> _Challenge_: Emit the data below verbatim, stripping out any pictures.

> _Dataset excerpt_:
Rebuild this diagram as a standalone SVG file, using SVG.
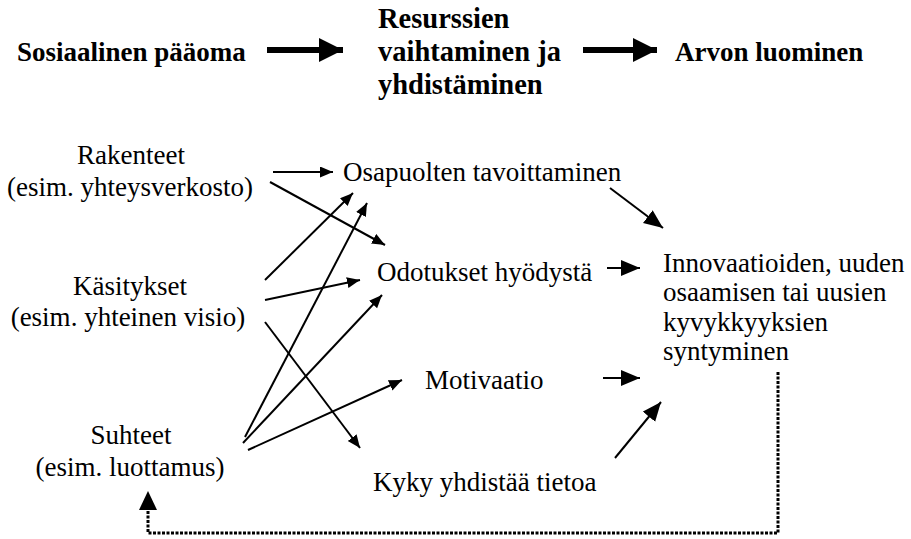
<svg xmlns="http://www.w3.org/2000/svg" width="911" height="539" viewBox="0 0 911 539">
  <style>
    .t { font-family: "Liberation Serif", "Times New Roman", serif; font-size: 27px; fill: #000; }
    .b { font-weight: bold; }
    .m { font-size: 28.5px; }
    .c { text-anchor: middle; }
    .e { stroke: #000; stroke-width: 2; fill: none; }
    .es { marker-end: url(#hs); }
    .el { marker-end: url(#hl); }
    .big { stroke: #000; stroke-width: 6; fill: none; marker-end: url(#hb); }
    .dot { stroke: #000; stroke-width: 3; fill: none; stroke-dasharray: 3 1.5; }
  </style>
  <defs>
    <marker id="hs" markerUnits="userSpaceOnUse" markerWidth="15" markerHeight="13" refX="13" refY="5.5" orient="auto">
      <path d="M0,0 L13,5.5 L0,11 Z" fill="#000"/>
    </marker>
    <marker id="hl" markerUnits="userSpaceOnUse" markerWidth="22" markerHeight="20" refX="19" refY="8" orient="auto">
      <path d="M0,0 L19,8 L0,16 Z" fill="#000"/>
    </marker>
    <marker id="hb" markerUnits="userSpaceOnUse" markerWidth="26" markerHeight="26" refX="24" refY="12" orient="auto">
      <path d="M0,0 L24,12 L0,24 Z" fill="#000"/>
    </marker>
  </defs>

  <!-- process header -->
  <g id="header">
    <text class="t b" x="17" y="61">Sosiaalinen pääoma</text>
    <text class="t b m" x="378" y="28">Resurssien</text>
    <text class="t b m" x="378" y="61">vaihtaminen ja</text>
    <text class="t b m" x="378" y="94">yhdistäminen</text>
    <text class="t b" x="675" y="61">Arvon luominen</text>
    <line class="big" x1="267" y1="50" x2="343" y2="50"/>
    <line class="big" x1="583" y1="50" x2="657" y2="50"/>
  </g>

  <!-- dimensions of social capital -->
  <g id="rakenteet">
    <text class="t c" x="131" y="164">Rakenteet</text>
    <text class="t c" x="130" y="196">(esim. yhteysverkosto)</text>
  </g>
  <g id="kasitykset">
    <text class="t c" x="130" y="295">Käsitykset</text>
    <text class="t c" x="128" y="326">(esim. yhteinen visio)</text>
  </g>
  <g id="suhteet">
    <text class="t c" x="131" y="444">Suhteet</text>
    <text class="t c" x="130" y="476">(esim. luottamus)</text>
  </g>

  <!-- mechanisms -->
  <g id="osapuolten">
    <text class="t" x="343" y="181">Osapuolten tavoittaminen</text>
  </g>
  <g id="odotukset">
    <text class="t" x="377" y="281">Odotukset hyödystä</text>
  </g>
  <g id="motivaatio">
    <text class="t" x="425" y="389">Motivaatio</text>
  </g>
  <g id="kyky">
    <text class="t" x="373" y="491">Kyky yhdistää tietoa</text>
  </g>

  <!-- outcome -->
  <g id="innovaatiot">
    <text class="t" x="663" y="272">Innovaatioiden, uuden</text>
    <text class="t" x="663" y="301">osaamisen tai uusien</text>
    <text class="t" x="663" y="331">kyvykkyyksien</text>
    <text class="t" x="663" y="360">syntyminen</text>
  </g>

  <g id="connectors">
    <line class="e es" x1="273" y1="172" x2="333" y2="172"/>
    <line class="e es" x1="270" y1="182" x2="385" y2="245"/>
    <line class="e es" x1="265" y1="280" x2="353" y2="193"/>
    <line class="e es" x1="265" y1="300" x2="360" y2="280"/>
    <line class="e es" x1="265" y1="322" x2="360" y2="448"/>
    <line class="e es" x1="245" y1="437" x2="367" y2="203"/>
    <line class="e es" x1="243" y1="443" x2="382" y2="295"/>
    <line class="e es" x1="248" y1="450" x2="402" y2="380"/>
    <line class="e el" x1="610" y1="188" x2="663" y2="228"/>
    <line class="e el" x1="607" y1="268" x2="640" y2="268"/>
    <line class="e el" x1="603" y1="378" x2="640" y2="378"/>
    <line class="e el" x1="615" y1="458" x2="661" y2="402"/>
    <!-- feedback loop -->
    <path class="dot" d="M778,372 V533 H148 V508"/>
    <path d="M148,491 L157,510 L139,510 Z" fill="#000"/>
  </g>
</svg>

> _Exercise result_:
Rebuild this diagram as a standalone SVG file, using SVG.
<svg xmlns="http://www.w3.org/2000/svg" width="911" height="539" viewBox="0 0 911 539">
  <style>
    .t { font-family: "Liberation Serif", "Times New Roman", serif; font-size: 27px; fill: #000; }
    .b { font-weight: bold; }
    .m { font-size: 28.5px; }
    .c { text-anchor: middle; }
    .e { stroke: #000; stroke-width: 2; fill: none; }
    .es { marker-end: url(#hs); }
    .el { marker-end: url(#hl); }
    .big { stroke: #000; stroke-width: 6; fill: none; marker-end: url(#hb); }
    .dot { stroke: #000; stroke-width: 3; fill: none; stroke-dasharray: 3 1.5; }
  </style>
  <defs>
    <marker id="hs" markerUnits="userSpaceOnUse" markerWidth="15" markerHeight="13" refX="13" refY="5.5" orient="auto">
      <path d="M0,0 L13,5.5 L0,11 Z" fill="#000"/>
    </marker>
    <marker id="hl" markerUnits="userSpaceOnUse" markerWidth="22" markerHeight="20" refX="19" refY="8" orient="auto">
      <path d="M0,0 L19,8 L0,16 Z" fill="#000"/>
    </marker>
    <marker id="hb" markerUnits="userSpaceOnUse" markerWidth="26" markerHeight="26" refX="24" refY="12" orient="auto">
      <path d="M0,0 L24,12 L0,24 Z" fill="#000"/>
    </marker>
  </defs>

  <!-- process header -->
  <g id="header">
    <text class="t b" x="17" y="61">Sosiaalinen pääoma</text>
    <text class="t b m" x="378" y="28">Resurssien</text>
    <text class="t b m" x="378" y="61">vaihtaminen ja</text>
    <text class="t b m" x="378" y="94">yhdistäminen</text>
    <text class="t b" x="675" y="61">Arvon luominen</text>
    <line class="big" x1="267" y1="50" x2="343" y2="50"/>
    <line class="big" x1="583" y1="50" x2="657" y2="50"/>
  </g>

  <!-- dimensions of social capital -->
  <g id="rakenteet">
    <text class="t c" x="131" y="164">Rakenteet</text>
    <text class="t c" x="130" y="196">(esim. yhteysverkosto)</text>
  </g>
  <g id="kasitykset">
    <text class="t c" x="130" y="295">Käsitykset</text>
    <text class="t c" x="128" y="326">(esim. yhteinen visio)</text>
  </g>
  <g id="suhteet">
    <text class="t c" x="131" y="444">Suhteet</text>
    <text class="t c" x="130" y="476">(esim. luottamus)</text>
  </g>

  <!-- mechanisms -->
  <g id="osapuolten">
    <text class="t" x="343" y="181">Osapuolten tavoittaminen</text>
  </g>
  <g id="odotukset">
    <text class="t" x="377" y="281">Odotukset hyödystä</text>
  </g>
  <g id="motivaatio">
    <text class="t" x="425" y="389">Motivaatio</text>
  </g>
  <g id="kyky">
    <text class="t" x="373" y="491">Kyky yhdistää tietoa</text>
  </g>

  <!-- outcome -->
  <g id="innovaatiot">
    <text class="t" x="663" y="272">Innovaatioiden, uuden</text>
    <text class="t" x="663" y="301">osaamisen tai uusien</text>
    <text class="t" x="663" y="331">kyvykkyyksien</text>
    <text class="t" x="663" y="360">syntyminen</text>
  </g>

  <g id="connectors">
    <line class="e es" x1="273" y1="172" x2="333" y2="172"/>
    <line class="e es" x1="270" y1="182" x2="385" y2="245"/>
    <line class="e es" x1="265" y1="280" x2="353" y2="193"/>
    <line class="e es" x1="265" y1="300" x2="360" y2="280"/>
    <line class="e es" x1="265" y1="322" x2="360" y2="448"/>
    <line class="e es" x1="245" y1="437" x2="367" y2="203"/>
    <line class="e es" x1="243" y1="443" x2="382" y2="295"/>
    <line class="e es" x1="248" y1="450" x2="402" y2="380"/>
    <line class="e el" x1="610" y1="188" x2="663" y2="228"/>
    <line class="e el" x1="607" y1="268" x2="640" y2="268"/>
    <line class="e el" x1="603" y1="378" x2="640" y2="378"/>
    <line class="e el" x1="615" y1="458" x2="661" y2="402"/>
    <!-- feedback loop -->
    <path class="dot" d="M778,372 V533 H148 V508"/>
    <path d="M148,491 L157,510 L139,510 Z" fill="#000"/>
  </g>
</svg>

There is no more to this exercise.